DATA SEGMENT -

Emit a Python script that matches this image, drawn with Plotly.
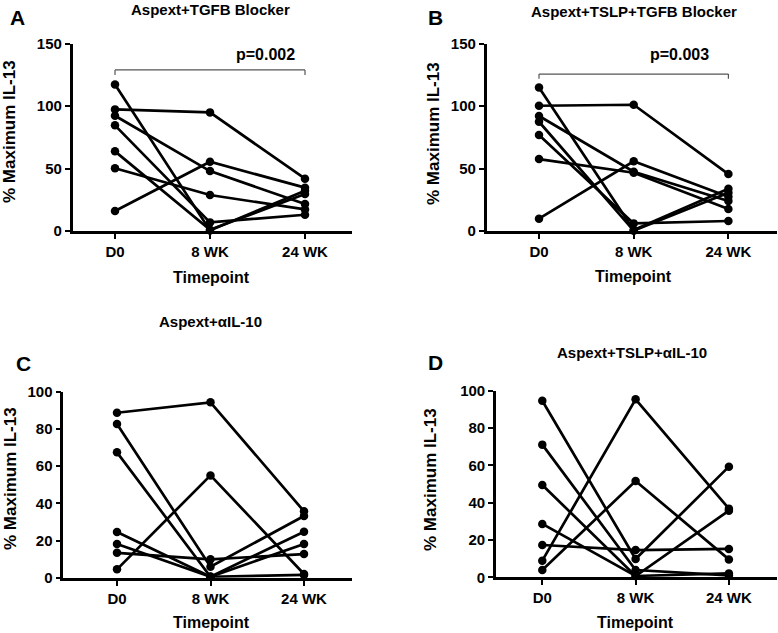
import plotly.graph_objects as go

timepoints = ["D0", "8 WK", "24 WK"]

# Panel A: Aspext+TGFB Blocker (one list per subject: D0, 8WK, 24WK)
panel_a = [
    [117.4, 0.5, 32.3],
    [97.4, 95.0, 41.9],
    [92.3, 48.0, 21.6],
    [84.6, 6.9, 13.0],
    [63.8, 1.0, 29.6],
    [50.2, 28.8, 17.3],
    [16.0, 55.5, 34.7],
]
# Panel B: Aspext+TSLP+TGFB Blocker
panel_b = [
    [115.0, 0.8, 33.9],
    [100.3, 101.1, 45.6],
    [92.1, 47.5, 24.0],
    [87.5, 0.3, 30.7],
    [76.9, 6.1, 8.0],
    [57.6, 46.7, 17.6],
    [9.9, 55.8, 27.5],
]
# Panel C: Aspext+aIL-10
panel_c = [
    [88.7, 94.3, 35.7],
    [82.6, 5.9, 33.2],
    [67.4, 0.5, 24.7],
    [24.6, 0.5, 18.1],
    [18.1, 0.5, 1.5],
    [13.4, 9.9, 12.7],
    [4.5, 55.0, 2.0],
]
# Panel D: Aspext+TSLP+aIL-10
panel_d = [
    [94.6, 9.8, 59.3],
    [71.1, 3.9, 1.0],
    [49.5, 0.7, 35.7],
    [28.6, 0.7, 2.1],
    [17.3, 14.6, 15.2],
    [8.9, 95.4, 36.8],
    [3.9, 51.6, 9.6],
]

titles = ["Aspext+TGFB Blocker", "Aspext+TSLP+TGFB Blocker", "Aspext+\u03b1IL-10", "Aspext+TSLP+\u03b1IL-10"]
letters = ["A", "B", "C", "D"]
p_values = ["p=0.002", "p=0.003", "p=0.02", None]
y_max = [150, 150, 100, 100]
y_dtick = [50, 50, 20, 20]
bracket_y = [129, 125.7, 103.6, None]
bracket_drop = [4, 3.7, 2.7, None]
p_text_y = [141.5, 141.5, 113, None]
p_text_x = [1.58, 1.48, 1.63, None]

W, H = 778, 633
# pixel geometry of each panel: (axis left px, axis right px, y0 px, ymax px, D0 px, spacing px)
geom = [
    (72.7, 351.7, 231.0, 43.7, 115.0, 95.0),
    (486.7, 776.7, 231.0, 43.7, 539.0, 94.7),
    (63.3, 351.7, 577.7, 391.7, 117.0, 93.5),
    (496.0, 776.7, 577.3, 390.7, 542.3, 93.3),
]
title_pos = [(210, 9), (634, 12), (210, 321), (632, 353)]
letter_pos = [(17, 17), (435, 17), (23, 363), (435, 362)]
ytitle_pos = [(10, 132), (433, 134), (10, 479), (431, 480)]
xtitle_pos = [(212, 277), (633, 276), (212, 622), (635, 622)]

panels = [panel_a, panel_b, panel_c, panel_d]

fig = go.Figure()
FONT = "Liberation Sans, Arial, sans-serif"
annotations = []
shapes = []

for i, data in enumerate(panels):
    n = "" if i == 0 else str(i + 1)
    xa, ya = "x" + n, "y" + n
    left, right, y0px, ympx, d0px, sp = geom[i]
    xr = [(left - d0px) / sp, (right - d0px) / sp]
    for subj in data:
        fig.add_trace(go.Scatter(
            x=[0, 1, 2], y=subj, mode="lines+markers",
            line=dict(color="black", width=2.7),
            marker=dict(color="black", size=8.5),
            xaxis=xa, yaxis=ya, showlegend=False, cliponaxis=False,
        ))
    axis_common = dict(showgrid=False, zeroline=False, showline=True, linecolor="black",
                       linewidth=2.6, ticks="outside", ticklen=5, tickwidth=2.2, tickcolor="black",
                       automargin=False,
                       tickfont=dict(family=FONT, size=15, color="black", weight="bold"))
    fig.layout["xaxis" + n] = dict(
        domain=[left / W, right / W], range=xr, anchor=ya,
        tickvals=[0, 1, 2], ticktext=timepoints, **axis_common)
    fig.layout["yaxis" + n] = dict(
        domain=[(H - y0px) / H, (H - ympx) / H], range=[0, y_max[i]], anchor=xa,
        dtick=y_dtick[i], tick0=0, **axis_common)

    # texts
    tx, ty = title_pos[i]
    annotations.append(dict(x=tx / W, y=1 - ty / H, xref="paper", yref="paper", text=titles[i],
                            showarrow=False, font=dict(family=FONT, size=15, color="black", weight="bold"),
                            xanchor="center", yanchor="middle"))
    lx, ly = letter_pos[i]
    annotations.append(dict(x=lx / W, y=1 - ly / H, xref="paper", yref="paper", text=letters[i],
                            showarrow=False, font=dict(family=FONT, size=21, color="black", weight="bold"),
                            xanchor="center", yanchor="middle"))
    yx, yy = ytitle_pos[i]
    annotations.append(dict(x=yx / W, y=1 - yy / H, xref="paper", yref="paper", text="% Maximum IL-13",
                            showarrow=False, textangle=-90,
                            font=dict(family=FONT, size=17, color="black", weight="bold"),
                            xanchor="center", yanchor="middle"))
    xx, xy = xtitle_pos[i]
    annotations.append(dict(x=xx / W, y=1 - xy / H, xref="paper", yref="paper", text="Timepoint",
                            showarrow=False, font=dict(family=FONT, size=16, color="black", weight="bold"),
                            xanchor="center", yanchor="middle"))
    if p_values[i]:
        annotations.append(dict(x=p_text_x[i], y=p_text_y[i], xref=xa, yref=ya, text=p_values[i],
                                showarrow=False, font=dict(family=FONT, size=16, color="black", weight="bold"),
                                xanchor="center", yanchor="middle"))
        by, bd = bracket_y[i], bracket_drop[i]
        for (x0, y0_, x1, y1_) in [(0, by, 2, by), (0, by, 0, by - bd), (2, by, 2, by - bd)]:
            shapes.append(dict(type="line", xref=xa, yref=ya, x0=x0, y0=y0_, x1=x1, y1=y1_,
                               line=dict(color="#555555", width=1.2)))

fig.update_layout(width=W, height=H, margin=dict(l=0, r=0, t=0, b=0, pad=0, autoexpand=False),
                  plot_bgcolor="white", paper_bgcolor="white",
                  annotations=annotations, shapes=shapes, showlegend=False)
fig.write_html("out.html", config={"displayModeBar": False},
               post_script="document.body.style.margin='0';document.body.style.overflow='hidden';")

REQUEST - Restate the whole listing above exactly, please, omitting every image.

EXPECTED ANSWER -
Emit a Python script that matches this image, drawn with Plotly.
import plotly.graph_objects as go

timepoints = ["D0", "8 WK", "24 WK"]

# Panel A: Aspext+TGFB Blocker (one list per subject: D0, 8WK, 24WK)
panel_a = [
    [117.4, 0.5, 32.3],
    [97.4, 95.0, 41.9],
    [92.3, 48.0, 21.6],
    [84.6, 6.9, 13.0],
    [63.8, 1.0, 29.6],
    [50.2, 28.8, 17.3],
    [16.0, 55.5, 34.7],
]
# Panel B: Aspext+TSLP+TGFB Blocker
panel_b = [
    [115.0, 0.8, 33.9],
    [100.3, 101.1, 45.6],
    [92.1, 47.5, 24.0],
    [87.5, 0.3, 30.7],
    [76.9, 6.1, 8.0],
    [57.6, 46.7, 17.6],
    [9.9, 55.8, 27.5],
]
# Panel C: Aspext+aIL-10
panel_c = [
    [88.7, 94.3, 35.7],
    [82.6, 5.9, 33.2],
    [67.4, 0.5, 24.7],
    [24.6, 0.5, 18.1],
    [18.1, 0.5, 1.5],
    [13.4, 9.9, 12.7],
    [4.5, 55.0, 2.0],
]
# Panel D: Aspext+TSLP+aIL-10
panel_d = [
    [94.6, 9.8, 59.3],
    [71.1, 3.9, 1.0],
    [49.5, 0.7, 35.7],
    [28.6, 0.7, 2.1],
    [17.3, 14.6, 15.2],
    [8.9, 95.4, 36.8],
    [3.9, 51.6, 9.6],
]

titles = ["Aspext+TGFB Blocker", "Aspext+TSLP+TGFB Blocker", "Aspext+\u03b1IL-10", "Aspext+TSLP+\u03b1IL-10"]
letters = ["A", "B", "C", "D"]
p_values = ["p=0.002", "p=0.003", "p=0.02", None]
y_max = [150, 150, 100, 100]
y_dtick = [50, 50, 20, 20]
bracket_y = [129, 125.7, 103.6, None]
bracket_drop = [4, 3.7, 2.7, None]
p_text_y = [141.5, 141.5, 113, None]
p_text_x = [1.58, 1.48, 1.63, None]

W, H = 778, 633
# pixel geometry of each panel: (axis left px, axis right px, y0 px, ymax px, D0 px, spacing px)
geom = [
    (72.7, 351.7, 231.0, 43.7, 115.0, 95.0),
    (486.7, 776.7, 231.0, 43.7, 539.0, 94.7),
    (63.3, 351.7, 577.7, 391.7, 117.0, 93.5),
    (496.0, 776.7, 577.3, 390.7, 542.3, 93.3),
]
title_pos = [(210, 9), (634, 12), (210, 321), (632, 353)]
letter_pos = [(17, 17), (435, 17), (23, 363), (435, 362)]
ytitle_pos = [(10, 132), (433, 134), (10, 479), (431, 480)]
xtitle_pos = [(212, 277), (633, 276), (212, 622), (635, 622)]

panels = [panel_a, panel_b, panel_c, panel_d]

fig = go.Figure()
FONT = "Liberation Sans, Arial, sans-serif"
annotations = []
shapes = []

for i, data in enumerate(panels):
    n = "" if i == 0 else str(i + 1)
    xa, ya = "x" + n, "y" + n
    left, right, y0px, ympx, d0px, sp = geom[i]
    xr = [(left - d0px) / sp, (right - d0px) / sp]
    for subj in data:
        fig.add_trace(go.Scatter(
            x=[0, 1, 2], y=subj, mode="lines+markers",
            line=dict(color="black", width=2.7),
            marker=dict(color="black", size=8.5),
            xaxis=xa, yaxis=ya, showlegend=False, cliponaxis=False,
        ))
    axis_common = dict(showgrid=False, zeroline=False, showline=True, linecolor="black",
                       linewidth=2.6, ticks="outside", ticklen=5, tickwidth=2.2, tickcolor="black",
                       automargin=False,
                       tickfont=dict(family=FONT, size=15, color="black", weight="bold"))
    fig.layout["xaxis" + n] = dict(
        domain=[left / W, right / W], range=xr, anchor=ya,
        tickvals=[0, 1, 2], ticktext=timepoints, **axis_common)
    fig.layout["yaxis" + n] = dict(
        domain=[(H - y0px) / H, (H - ympx) / H], range=[0, y_max[i]], anchor=xa,
        dtick=y_dtick[i], tick0=0, **axis_common)

    # texts
    tx, ty = title_pos[i]
    annotations.append(dict(x=tx / W, y=1 - ty / H, xref="paper", yref="paper", text=titles[i],
                            showarrow=False, font=dict(family=FONT, size=15, color="black", weight="bold"),
                            xanchor="center", yanchor="middle"))
    lx, ly = letter_pos[i]
    annotations.append(dict(x=lx / W, y=1 - ly / H, xref="paper", yref="paper", text=letters[i],
                            showarrow=False, font=dict(family=FONT, size=21, color="black", weight="bold"),
                            xanchor="center", yanchor="middle"))
    yx, yy = ytitle_pos[i]
    annotations.append(dict(x=yx / W, y=1 - yy / H, xref="paper", yref="paper", text="% Maximum IL-13",
                            showarrow=False, textangle=-90,
                            font=dict(family=FONT, size=17, color="black", weight="bold"),
                            xanchor="center", yanchor="middle"))
    xx, xy = xtitle_pos[i]
    annotations.append(dict(x=xx / W, y=1 - xy / H, xref="paper", yref="paper", text="Timepoint",
                            showarrow=False, font=dict(family=FONT, size=16, color="black", weight="bold"),
                            xanchor="center", yanchor="middle"))
    if p_values[i]:
        annotations.append(dict(x=p_text_x[i], y=p_text_y[i], xref=xa, yref=ya, text=p_values[i],
                                showarrow=False, font=dict(family=FONT, size=16, color="black", weight="bold"),
                                xanchor="center", yanchor="middle"))
        by, bd = bracket_y[i], bracket_drop[i]
        for (x0, y0_, x1, y1_) in [(0, by, 2, by), (0, by, 0, by - bd), (2, by, 2, by - bd)]:
            shapes.append(dict(type="line", xref=xa, yref=ya, x0=x0, y0=y0_, x1=x1, y1=y1_,
                               line=dict(color="#555555", width=1.2)))

fig.update_layout(width=W, height=H, margin=dict(l=0, r=0, t=0, b=0, pad=0, autoexpand=False),
                  plot_bgcolor="white", paper_bgcolor="white",
                  annotations=annotations, shapes=shapes, showlegend=False)
fig.write_html("out.html", config={"displayModeBar": False},
               post_script="document.body.style.margin='0';document.body.style.overflow='hidden';")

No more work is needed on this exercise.